CoPaCabANi: Feasibility study for low-current conductive wood-based panels
Integrating lighting into furniture seems straightforward enough, but to do so without any wiring calls for a completely new solution. This is precisely what the ‘CoPaCabANi’ project is all about: developing conductive furniture panels.
- Lead school School of Architecture, Wood and Civil Engineering
- Institute Institute for Materials and Wood Technology
- Research unit Furniture Development
- Funding organisation Innosuisse
- Duration (planned) 03.08.2020 - 03.08.2022
- Project management Prof. Dr. Heiko Thömen
- Head of project Christof Tschannen
Prof. Dr. Heiko Thömen
Dr. Ali Shalbafan
- Keywords Wood-based materials; furniture, lighting; wireless conductivity
Contemporary furniture is hard to imagine without the integration of electronic components. But this also means new solutions need to be found for wiring in furniture. The Conductive Particleboard for Cabinets At Night (CoPaCabANi) project aims to supply electronic components with power without using wiring. The key principles of this approach were established in BFH’s ‘Smart Electronic Furniture’ project, which includes the concept of conductive panels. The wireless power supply of LED lighting, for example, opens up completely new and hitherto unknown possibilities for interior lighting or the illumination of furniture or wood surfaces and their role in design. The use of conductive panels makes the installation of LED lighting and other electronic components highly flexible, cable-free and cost-effective. This feasibility study covers key aspects of process engineering, material properties and production costs. It focuses on developing the conductive panels and their properties to provide a decision-making basis for further technology development with implementation partners.
Course of action
Standard wood-based panels do not conduct electricity. A small amount of conductive material must be added to panels to enable electrical conductivity. The predecessor project used carbon fibres for this purpose. In an initial stage, the project will now explore whether other additives can also be used to produce conductive panels. In a next stage, the panels will be developed using the new additives selected to achieve optimal conductivity using the minimum amount of additive. During the previous concept study problems were encountered achieving a homogeneous mixture of wood chippings and carbon fibres, which impacted on the panel surface, the appearance of the panel and its processability, e.g. coating. After the successful development of the conductive panel, the focus will shift to processing. Researchers will aim to establish whether the improvements to the panel resolve the issues faced or whether other reasons exist for poor processability. The goal is to develop and manufacture a demonstration product by the end of the project. The economic and ecological impact of the development will be evaluated in parallel. The study will place particular emphasis on options for recycling the panels or their individual components, resulting in a recycling concept for conductive wood-based panels.

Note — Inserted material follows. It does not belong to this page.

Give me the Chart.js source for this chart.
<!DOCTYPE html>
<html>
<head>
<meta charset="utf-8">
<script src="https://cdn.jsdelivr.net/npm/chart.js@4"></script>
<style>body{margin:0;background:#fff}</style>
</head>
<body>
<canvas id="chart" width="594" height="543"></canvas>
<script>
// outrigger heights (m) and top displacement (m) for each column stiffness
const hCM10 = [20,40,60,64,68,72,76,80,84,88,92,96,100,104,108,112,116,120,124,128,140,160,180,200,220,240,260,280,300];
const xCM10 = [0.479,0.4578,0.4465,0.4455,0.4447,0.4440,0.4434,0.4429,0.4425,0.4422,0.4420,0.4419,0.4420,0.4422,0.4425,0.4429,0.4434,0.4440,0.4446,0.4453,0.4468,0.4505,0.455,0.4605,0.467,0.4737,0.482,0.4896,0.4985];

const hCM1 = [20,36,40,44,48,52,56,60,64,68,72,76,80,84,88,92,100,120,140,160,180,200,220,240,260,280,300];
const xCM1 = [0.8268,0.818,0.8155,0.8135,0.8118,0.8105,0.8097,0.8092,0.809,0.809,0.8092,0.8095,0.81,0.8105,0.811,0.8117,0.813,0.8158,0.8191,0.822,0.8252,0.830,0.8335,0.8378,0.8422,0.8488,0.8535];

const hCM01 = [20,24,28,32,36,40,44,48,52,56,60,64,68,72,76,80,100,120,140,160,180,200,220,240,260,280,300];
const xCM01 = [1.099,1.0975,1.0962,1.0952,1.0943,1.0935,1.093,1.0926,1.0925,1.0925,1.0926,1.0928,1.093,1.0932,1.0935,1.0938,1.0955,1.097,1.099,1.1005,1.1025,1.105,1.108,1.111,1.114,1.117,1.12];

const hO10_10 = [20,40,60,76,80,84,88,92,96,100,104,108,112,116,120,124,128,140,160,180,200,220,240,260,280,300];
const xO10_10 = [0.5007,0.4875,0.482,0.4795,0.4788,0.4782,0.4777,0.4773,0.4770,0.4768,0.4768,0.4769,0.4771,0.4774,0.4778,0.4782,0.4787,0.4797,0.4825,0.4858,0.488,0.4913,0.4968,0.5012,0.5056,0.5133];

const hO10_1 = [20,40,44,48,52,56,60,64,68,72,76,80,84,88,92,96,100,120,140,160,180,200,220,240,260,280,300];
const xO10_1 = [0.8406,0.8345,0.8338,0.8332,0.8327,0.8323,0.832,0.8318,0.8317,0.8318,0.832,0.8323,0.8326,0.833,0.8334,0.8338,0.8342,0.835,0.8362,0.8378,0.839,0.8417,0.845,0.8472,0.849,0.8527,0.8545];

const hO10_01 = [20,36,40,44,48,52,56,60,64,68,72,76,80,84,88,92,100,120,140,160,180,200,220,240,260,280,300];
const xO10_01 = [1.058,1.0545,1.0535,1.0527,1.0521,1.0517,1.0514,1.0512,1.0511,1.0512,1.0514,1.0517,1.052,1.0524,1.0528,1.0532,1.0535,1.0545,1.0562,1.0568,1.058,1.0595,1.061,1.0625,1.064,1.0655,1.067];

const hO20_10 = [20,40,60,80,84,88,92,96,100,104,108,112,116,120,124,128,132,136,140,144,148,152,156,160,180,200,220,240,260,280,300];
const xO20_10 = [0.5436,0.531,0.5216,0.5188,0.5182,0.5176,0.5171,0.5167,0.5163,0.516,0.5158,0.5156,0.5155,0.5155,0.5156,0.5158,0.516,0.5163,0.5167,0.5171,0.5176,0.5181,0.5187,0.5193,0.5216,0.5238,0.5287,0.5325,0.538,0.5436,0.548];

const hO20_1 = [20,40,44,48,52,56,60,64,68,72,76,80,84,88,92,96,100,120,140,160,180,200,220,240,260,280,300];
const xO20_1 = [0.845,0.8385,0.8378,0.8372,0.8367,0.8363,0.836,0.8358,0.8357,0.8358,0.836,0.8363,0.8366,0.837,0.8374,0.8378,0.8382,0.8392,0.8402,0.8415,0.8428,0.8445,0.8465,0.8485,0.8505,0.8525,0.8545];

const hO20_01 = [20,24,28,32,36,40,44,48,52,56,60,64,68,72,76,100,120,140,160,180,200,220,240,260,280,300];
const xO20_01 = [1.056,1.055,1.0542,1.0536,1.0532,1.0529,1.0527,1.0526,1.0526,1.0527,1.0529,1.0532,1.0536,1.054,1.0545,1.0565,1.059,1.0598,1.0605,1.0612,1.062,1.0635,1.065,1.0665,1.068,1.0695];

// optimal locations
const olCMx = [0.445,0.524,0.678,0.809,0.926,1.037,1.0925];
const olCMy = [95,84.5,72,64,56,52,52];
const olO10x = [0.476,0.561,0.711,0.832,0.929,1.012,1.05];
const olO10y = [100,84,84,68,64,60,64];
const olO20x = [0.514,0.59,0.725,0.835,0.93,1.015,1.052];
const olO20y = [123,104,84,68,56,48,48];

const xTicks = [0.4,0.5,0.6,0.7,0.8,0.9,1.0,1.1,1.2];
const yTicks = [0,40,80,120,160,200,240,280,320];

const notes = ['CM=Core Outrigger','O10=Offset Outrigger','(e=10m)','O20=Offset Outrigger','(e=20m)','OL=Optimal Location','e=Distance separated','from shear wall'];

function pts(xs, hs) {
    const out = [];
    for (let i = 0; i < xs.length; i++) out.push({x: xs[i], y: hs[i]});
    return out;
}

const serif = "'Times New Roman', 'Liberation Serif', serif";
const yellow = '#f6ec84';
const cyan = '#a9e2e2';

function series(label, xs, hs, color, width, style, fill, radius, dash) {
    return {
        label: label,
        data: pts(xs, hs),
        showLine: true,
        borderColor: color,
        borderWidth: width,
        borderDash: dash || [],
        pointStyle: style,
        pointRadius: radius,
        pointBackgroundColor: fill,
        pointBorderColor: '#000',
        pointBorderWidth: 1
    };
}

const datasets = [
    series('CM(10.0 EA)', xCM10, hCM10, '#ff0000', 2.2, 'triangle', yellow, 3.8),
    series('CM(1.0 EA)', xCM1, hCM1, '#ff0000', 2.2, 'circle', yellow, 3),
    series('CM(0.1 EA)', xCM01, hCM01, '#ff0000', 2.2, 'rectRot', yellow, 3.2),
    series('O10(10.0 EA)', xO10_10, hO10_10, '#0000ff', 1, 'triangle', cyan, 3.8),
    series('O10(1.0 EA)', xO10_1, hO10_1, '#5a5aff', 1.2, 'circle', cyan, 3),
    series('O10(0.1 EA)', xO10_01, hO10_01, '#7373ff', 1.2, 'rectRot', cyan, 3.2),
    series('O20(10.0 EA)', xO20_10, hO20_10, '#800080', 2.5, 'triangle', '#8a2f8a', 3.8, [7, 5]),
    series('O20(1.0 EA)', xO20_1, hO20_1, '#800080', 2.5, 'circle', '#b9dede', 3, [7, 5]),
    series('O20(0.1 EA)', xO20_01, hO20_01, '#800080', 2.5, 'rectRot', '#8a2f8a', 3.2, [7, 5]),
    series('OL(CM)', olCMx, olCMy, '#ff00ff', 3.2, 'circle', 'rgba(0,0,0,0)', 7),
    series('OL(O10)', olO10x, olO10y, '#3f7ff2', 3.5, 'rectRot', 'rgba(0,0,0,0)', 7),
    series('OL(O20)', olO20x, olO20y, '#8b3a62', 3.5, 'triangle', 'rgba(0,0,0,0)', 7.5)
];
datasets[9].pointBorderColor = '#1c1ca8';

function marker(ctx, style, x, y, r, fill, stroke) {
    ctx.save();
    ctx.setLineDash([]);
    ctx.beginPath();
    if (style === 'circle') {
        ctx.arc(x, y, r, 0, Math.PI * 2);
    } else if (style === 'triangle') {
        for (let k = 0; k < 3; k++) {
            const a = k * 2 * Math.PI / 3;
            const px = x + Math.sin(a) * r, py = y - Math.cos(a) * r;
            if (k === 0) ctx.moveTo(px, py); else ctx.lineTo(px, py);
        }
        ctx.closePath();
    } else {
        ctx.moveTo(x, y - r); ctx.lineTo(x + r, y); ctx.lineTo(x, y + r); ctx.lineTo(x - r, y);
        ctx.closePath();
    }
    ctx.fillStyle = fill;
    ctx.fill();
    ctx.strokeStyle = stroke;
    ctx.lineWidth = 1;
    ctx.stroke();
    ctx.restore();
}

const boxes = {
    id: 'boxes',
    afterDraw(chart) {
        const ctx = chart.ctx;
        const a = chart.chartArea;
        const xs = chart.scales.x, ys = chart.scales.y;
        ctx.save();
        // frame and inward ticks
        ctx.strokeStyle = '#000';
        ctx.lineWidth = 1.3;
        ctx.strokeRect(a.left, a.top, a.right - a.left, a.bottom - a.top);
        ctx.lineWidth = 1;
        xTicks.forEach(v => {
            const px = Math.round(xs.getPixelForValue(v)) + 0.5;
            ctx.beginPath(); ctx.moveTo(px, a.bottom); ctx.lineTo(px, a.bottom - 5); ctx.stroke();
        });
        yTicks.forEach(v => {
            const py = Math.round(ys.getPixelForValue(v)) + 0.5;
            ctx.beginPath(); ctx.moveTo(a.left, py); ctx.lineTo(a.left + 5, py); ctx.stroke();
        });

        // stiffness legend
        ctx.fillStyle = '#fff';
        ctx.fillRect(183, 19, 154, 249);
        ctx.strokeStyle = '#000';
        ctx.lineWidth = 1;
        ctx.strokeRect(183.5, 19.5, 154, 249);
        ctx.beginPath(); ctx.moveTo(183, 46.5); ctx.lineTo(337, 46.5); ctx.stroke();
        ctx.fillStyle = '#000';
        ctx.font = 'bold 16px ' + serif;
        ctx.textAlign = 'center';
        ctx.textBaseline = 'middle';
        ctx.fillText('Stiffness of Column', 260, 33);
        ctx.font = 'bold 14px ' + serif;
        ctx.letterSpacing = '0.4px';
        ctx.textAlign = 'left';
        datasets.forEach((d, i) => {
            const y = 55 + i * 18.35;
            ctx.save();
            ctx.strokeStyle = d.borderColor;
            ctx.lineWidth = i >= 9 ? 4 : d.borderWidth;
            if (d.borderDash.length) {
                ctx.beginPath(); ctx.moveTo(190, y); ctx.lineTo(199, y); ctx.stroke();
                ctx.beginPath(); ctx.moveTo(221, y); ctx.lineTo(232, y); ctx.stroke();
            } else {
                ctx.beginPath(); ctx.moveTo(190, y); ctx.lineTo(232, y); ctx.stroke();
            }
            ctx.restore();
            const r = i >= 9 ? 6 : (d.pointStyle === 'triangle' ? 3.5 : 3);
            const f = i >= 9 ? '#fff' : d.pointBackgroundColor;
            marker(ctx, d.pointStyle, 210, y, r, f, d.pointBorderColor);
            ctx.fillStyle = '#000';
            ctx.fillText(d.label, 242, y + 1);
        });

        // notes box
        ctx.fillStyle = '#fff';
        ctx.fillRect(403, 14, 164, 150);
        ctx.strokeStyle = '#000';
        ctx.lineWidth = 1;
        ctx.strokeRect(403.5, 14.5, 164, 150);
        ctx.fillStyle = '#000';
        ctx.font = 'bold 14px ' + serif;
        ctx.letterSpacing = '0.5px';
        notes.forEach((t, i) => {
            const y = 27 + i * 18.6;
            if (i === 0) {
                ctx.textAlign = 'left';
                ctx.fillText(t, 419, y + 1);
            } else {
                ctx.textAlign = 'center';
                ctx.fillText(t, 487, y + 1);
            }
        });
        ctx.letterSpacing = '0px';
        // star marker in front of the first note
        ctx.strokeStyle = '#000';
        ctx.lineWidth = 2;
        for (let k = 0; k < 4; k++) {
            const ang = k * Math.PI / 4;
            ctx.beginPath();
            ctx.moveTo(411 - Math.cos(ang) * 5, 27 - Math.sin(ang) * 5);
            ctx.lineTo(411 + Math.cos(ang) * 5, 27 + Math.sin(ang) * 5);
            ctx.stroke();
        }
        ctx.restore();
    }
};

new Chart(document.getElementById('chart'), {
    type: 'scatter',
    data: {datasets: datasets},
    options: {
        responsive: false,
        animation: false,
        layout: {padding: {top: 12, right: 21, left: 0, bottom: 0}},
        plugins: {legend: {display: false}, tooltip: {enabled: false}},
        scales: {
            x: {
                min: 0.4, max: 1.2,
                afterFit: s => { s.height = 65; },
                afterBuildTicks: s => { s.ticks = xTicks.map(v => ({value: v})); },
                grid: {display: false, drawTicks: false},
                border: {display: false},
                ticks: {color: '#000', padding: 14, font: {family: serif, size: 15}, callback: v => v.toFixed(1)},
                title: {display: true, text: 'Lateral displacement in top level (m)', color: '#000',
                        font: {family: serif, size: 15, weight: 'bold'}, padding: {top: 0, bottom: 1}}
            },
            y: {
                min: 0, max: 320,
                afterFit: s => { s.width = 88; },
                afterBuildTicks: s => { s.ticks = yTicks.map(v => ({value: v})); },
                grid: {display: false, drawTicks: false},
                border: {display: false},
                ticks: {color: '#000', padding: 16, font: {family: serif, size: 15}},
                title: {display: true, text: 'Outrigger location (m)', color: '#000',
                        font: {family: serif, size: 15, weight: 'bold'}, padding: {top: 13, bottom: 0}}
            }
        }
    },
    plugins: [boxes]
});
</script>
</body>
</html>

Even after the analysis of other additives, carbon fibres still produce the best results for improving conductivity in wood-based materials. A process has been developed which enables the creation of an almost perfectly homogeneous mixture of wood chippings/fibres and carbon fibres. Due to the improved mixing, the proportion of carbon fibres could also be significantly reduced. Although fewer carbon fibres are used, the conductance is at least as good as before and, in some cases, even better than in the concept study. To guarantee good further processing, the structure of the board was changed. Previously, a 3-layer layering of the materials was used. The optimised board consists of five layers, whereby the outer layers correspond to the surface of conventional wood-based materials. In the process, not more material was used overall, but rather the materials were distributed differently. The proportion of carbon fibres could be further reduced, as the conductive layer per layer is now only approx. 1.5 mm thick. Overall, the proportion of carbon fibres in relation to the wood mass was reduced to less than 1 % with significantly better conductivity compared to the concept study. A demonstration object was made from the panels. The surfaces of the panel could be coated with veneer and the lighting in the furniture works perfectly without cables. A concept for the recyclability of the panels was also developed.

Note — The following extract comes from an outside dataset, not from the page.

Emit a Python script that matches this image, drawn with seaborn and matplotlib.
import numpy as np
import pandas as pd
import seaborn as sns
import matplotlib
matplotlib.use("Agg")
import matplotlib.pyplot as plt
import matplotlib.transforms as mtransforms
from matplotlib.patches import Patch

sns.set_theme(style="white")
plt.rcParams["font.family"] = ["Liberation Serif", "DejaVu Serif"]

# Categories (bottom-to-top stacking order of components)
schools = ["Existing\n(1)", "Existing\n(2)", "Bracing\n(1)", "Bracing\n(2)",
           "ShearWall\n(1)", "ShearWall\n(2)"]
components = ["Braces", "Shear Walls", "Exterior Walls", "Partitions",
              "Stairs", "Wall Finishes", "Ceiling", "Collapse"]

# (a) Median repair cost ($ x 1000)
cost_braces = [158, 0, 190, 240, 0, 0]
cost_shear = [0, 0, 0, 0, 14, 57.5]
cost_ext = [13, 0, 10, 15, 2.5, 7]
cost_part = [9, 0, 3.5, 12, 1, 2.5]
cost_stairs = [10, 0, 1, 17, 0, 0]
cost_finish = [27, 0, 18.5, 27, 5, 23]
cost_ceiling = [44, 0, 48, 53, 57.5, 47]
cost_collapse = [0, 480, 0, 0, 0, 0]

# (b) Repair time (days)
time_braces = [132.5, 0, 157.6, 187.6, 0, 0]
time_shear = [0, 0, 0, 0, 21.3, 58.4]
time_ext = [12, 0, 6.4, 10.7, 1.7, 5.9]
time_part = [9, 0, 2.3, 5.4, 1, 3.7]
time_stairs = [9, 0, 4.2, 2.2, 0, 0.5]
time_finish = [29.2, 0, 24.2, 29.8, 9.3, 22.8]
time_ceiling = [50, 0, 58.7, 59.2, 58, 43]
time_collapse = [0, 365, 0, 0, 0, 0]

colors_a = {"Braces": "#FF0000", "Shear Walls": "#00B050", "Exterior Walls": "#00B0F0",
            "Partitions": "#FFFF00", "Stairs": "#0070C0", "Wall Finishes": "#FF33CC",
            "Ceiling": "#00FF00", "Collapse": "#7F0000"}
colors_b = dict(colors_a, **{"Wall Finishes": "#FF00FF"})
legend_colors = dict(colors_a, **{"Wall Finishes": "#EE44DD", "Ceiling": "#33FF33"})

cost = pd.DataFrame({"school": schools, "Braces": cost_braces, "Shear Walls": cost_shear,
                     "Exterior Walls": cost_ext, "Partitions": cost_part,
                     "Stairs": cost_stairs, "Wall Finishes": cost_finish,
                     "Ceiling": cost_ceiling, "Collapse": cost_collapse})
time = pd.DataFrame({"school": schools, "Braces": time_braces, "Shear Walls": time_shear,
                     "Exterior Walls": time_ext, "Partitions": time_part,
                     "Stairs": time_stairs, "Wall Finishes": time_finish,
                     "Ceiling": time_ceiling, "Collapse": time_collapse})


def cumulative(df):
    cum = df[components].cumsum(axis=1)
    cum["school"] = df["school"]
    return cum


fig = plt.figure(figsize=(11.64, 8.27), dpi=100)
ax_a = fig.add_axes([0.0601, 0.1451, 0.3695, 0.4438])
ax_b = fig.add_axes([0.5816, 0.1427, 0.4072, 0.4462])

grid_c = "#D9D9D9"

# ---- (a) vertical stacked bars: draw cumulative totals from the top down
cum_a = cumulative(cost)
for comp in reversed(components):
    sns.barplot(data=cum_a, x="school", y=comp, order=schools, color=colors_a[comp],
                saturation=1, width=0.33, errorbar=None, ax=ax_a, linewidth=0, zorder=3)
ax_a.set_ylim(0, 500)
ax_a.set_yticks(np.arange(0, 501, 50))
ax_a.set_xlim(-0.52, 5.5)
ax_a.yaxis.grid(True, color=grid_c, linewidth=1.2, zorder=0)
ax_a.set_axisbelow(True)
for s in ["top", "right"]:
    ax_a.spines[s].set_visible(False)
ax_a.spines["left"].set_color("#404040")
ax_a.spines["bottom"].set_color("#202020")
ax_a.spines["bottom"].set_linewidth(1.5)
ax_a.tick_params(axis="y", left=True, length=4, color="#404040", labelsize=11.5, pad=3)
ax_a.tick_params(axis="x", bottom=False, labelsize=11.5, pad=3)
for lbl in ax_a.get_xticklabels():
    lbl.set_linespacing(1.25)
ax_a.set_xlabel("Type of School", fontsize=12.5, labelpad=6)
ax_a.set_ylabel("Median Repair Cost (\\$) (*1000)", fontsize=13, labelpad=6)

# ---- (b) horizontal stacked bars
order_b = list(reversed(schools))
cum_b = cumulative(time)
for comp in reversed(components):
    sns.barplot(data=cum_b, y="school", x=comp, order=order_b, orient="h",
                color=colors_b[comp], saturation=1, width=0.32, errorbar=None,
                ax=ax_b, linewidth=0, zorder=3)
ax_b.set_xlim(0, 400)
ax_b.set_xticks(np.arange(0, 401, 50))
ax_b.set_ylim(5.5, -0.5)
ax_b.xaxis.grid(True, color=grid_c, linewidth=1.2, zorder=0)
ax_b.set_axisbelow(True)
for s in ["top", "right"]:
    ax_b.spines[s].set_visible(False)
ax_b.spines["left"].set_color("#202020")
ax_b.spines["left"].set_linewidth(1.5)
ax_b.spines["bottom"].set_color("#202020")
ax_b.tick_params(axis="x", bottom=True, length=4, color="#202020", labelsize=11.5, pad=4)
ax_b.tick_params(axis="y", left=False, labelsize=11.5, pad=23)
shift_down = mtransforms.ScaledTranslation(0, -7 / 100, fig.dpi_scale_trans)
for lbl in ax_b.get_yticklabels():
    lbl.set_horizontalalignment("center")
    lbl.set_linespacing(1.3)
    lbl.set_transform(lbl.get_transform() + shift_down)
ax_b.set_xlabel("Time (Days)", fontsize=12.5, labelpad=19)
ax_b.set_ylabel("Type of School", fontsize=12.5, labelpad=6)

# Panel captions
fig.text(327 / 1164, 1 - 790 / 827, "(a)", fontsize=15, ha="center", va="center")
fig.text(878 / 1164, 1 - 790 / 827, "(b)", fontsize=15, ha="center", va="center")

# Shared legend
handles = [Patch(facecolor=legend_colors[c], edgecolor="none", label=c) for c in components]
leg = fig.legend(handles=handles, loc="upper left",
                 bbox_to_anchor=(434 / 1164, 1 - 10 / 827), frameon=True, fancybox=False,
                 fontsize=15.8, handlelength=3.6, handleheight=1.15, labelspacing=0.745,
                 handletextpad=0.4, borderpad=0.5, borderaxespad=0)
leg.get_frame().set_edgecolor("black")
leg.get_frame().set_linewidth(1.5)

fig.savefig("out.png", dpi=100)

The low-current conductive furniture panels and an LED connector for triple-layer panels developed by us have meanwhile been registered for patent. If the feasibility study is successful, it is planned to further develop the product or idea to market maturity together with an implementation partner. In the current feasibility study, discussions have already been held with possible partners both in Switzerland and internationally. There is great interest on the part of the furniture and furniture supply industry.